As the labor minister announced the government’s proposals, the question on everyone’s lips was where so many previously unavailable funds had been found. How is it possible that the ailing social security sector, which absorbs over 3.3 percent of GDP and is expected to rise to 11.10 percent by 2030, does not require strong action? What is the basis of the confidence shown by government unionists and advisers in the hidden ace that National Economy Minister Nikos Christodoulakis is expected to pull out of his sleeve? The late Andreas Papandreou’s policy of post-dated deficits and staggered increases has been adopted by his «reformist» successors as part of their creative accounting methods.

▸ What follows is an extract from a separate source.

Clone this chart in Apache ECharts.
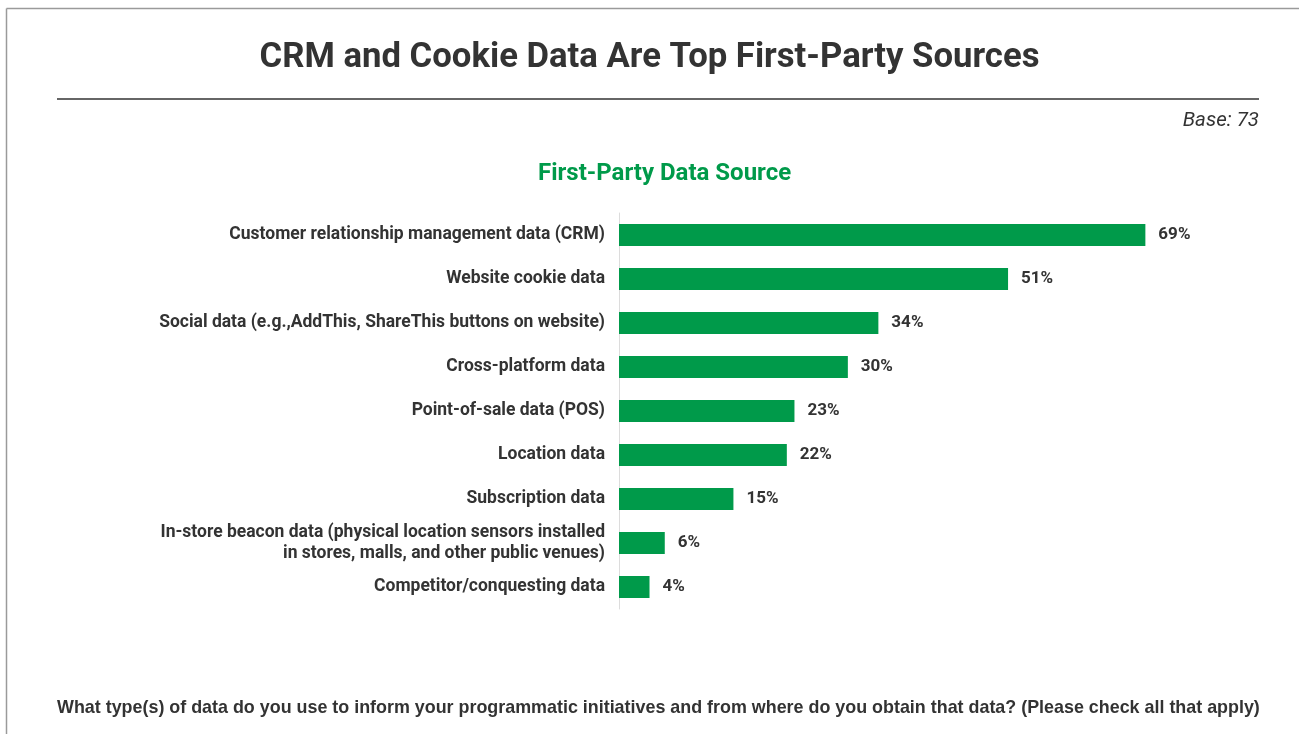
<!DOCTYPE html>
<html>
<head>
<meta charset="utf-8">
<script src="https://cdn.jsdelivr.net/npm/echarts@6/dist/echarts.min.js"></script>
<style>
  html, body { margin: 0; padding: 0; background: #fff; }
  #chart { width: 1299px; height: 734px; }
</style>
</head>
<body>
<div id="chart"></div>
<script>
// First-party data sources, share of respondents (%)
const categories = [
  'Customer relationship management data (CRM)',
  'Website cookie data',
  'Social data (e.g.,AddThis, ShareThis buttons on website)',
  'Cross-platform data',
  'Point-of-sale data (POS)',
  'Location data',
  'Subscription data',
  'In-store beacon data (physical location sensors installed\nin stores, malls, and other public venues)',
  'Competitor/conquesting data'
];
const values = [69, 51, 34, 30, 23, 22, 15, 6, 4];

const GREEN = '#009a4a';
const TEXT = '#333333';

const chart = echarts.init(document.getElementById('chart'), null, { renderer: 'canvas' });

chart.setOption({
  backgroundColor: '#ffffff',
  animation: false,
  title: [
    {
      text: 'CRM and Cookie Data Are Top First-Party Sources',
      left: 'center',
      top: 36,
      textStyle: { fontFamily: 'Roboto', fontWeight: 'bold', fontSize: 34.7, color: TEXT }
    },
    {
      text: 'First-Party Data Source',
      left: 533,
      top: 157,
      textStyle: { fontFamily: 'Roboto', fontWeight: 'bold', fontSize: 24, color: GREEN }
    }
  ],
  graphic: [
    // outer frame (top and left edges)
    { type: 'line', shape: { x1: 6.5, y1: 8.5, x2: 1299, y2: 8.5 }, style: { stroke: '#9a9a9a', lineWidth: 1.5 } },
    { type: 'line', shape: { x1: 6.5, y1: 8.5, x2: 6.5, y2: 734 }, style: { stroke: '#9a9a9a', lineWidth: 1.5 } },
    // rule under the headline
    { type: 'line', shape: { x1: 57, y1: 99, x2: 1259, y2: 99 }, style: { stroke: '#666666', lineWidth: 2 } },
    {
      type: 'text', right: 40, top: 111,
      style: { text: 'Base: 73', fontFamily: 'Roboto', fontStyle: 'italic', fontSize: 20.5, fill: TEXT, textAlign: 'right' }
    },
    {
      type: 'text', left: 57, top: 699,
      style: {
        text: 'What type(s) of data do you use to inform your programmatic initiatives and from where do you obtain that data? (Please check all that apply)',
        fontFamily: 'Liberation Sans', fontWeight: 'bold', fontSize: 17.9, fill: TEXT
      }
    }
  ],
  grid: { left: 619, top: 213, width: 534, height: 396, containLabel: false },
  xAxis: {
    type: 'value',
    min: 0,
    max: 70,
    show: false
  },
  yAxis: {
    type: 'category',
    inverse: true,
    data: categories,
    axisLine: { show: true, lineStyle: { color: '#dcdcdc', width: 1 } },
    axisTick: { show: false },
    axisLabel: {
      margin: 14,
      fontFamily: 'Roboto',
      fontWeight: 'bold',
      fontSize: 17.5,
      lineHeight: 21,
      color: TEXT,
      align: 'right'
    }
  },
  series: [{
    type: 'bar',
    data: values,
    barWidth: 22,
    itemStyle: { color: GREEN },
    label: {
      show: true,
      position: 'right',
      distance: 13,
      formatter: p => p.value + '%',
      fontFamily: 'Roboto',
      fontWeight: 'bold',
      fontSize: 17,
      color: TEXT
    }
  }]
});
</script>
</body>
</html>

With regard to the social security system, it is the handout being given by the government to the civil servants that is «post-dated,» in order to secure part of the resources needed in the crucial period 2008-2010. By adding a 60,000-drachma bonus to civil servants’ pensions, the additional contributions they be will required to pay for this bonus as of January 1, 2003 are to constitute the yeast in the dough for a new social security base that will fund all payments. According to initial estimates, the State will reap resources of about 300 billion drachmas between 2003-2008 solely from the additional contributions from civil servants (estimated at about 12,000 drachmas per person per month). This capital will function purely as an internal loan, covering obligations to those who are to retire after 2012 (for those who entered the civil service in 1982 and have 30 years of service). Practically speaking, existing arrangements that work in favor of the governing party’s image, covering the requirements of IKA and averting worse developments for staff at banks and state enterprises but without building a unified system, are being funded to a large extent by civil servants. Of course, this is nothing new; even so, the present government’s creative accounting is not restricted to the state sector, but extends to the farmers’ fund (OGA),which is essentially a new fund as it only began operating as a social security organization (and not an agency for distributing financial aid) from January 1, 1998.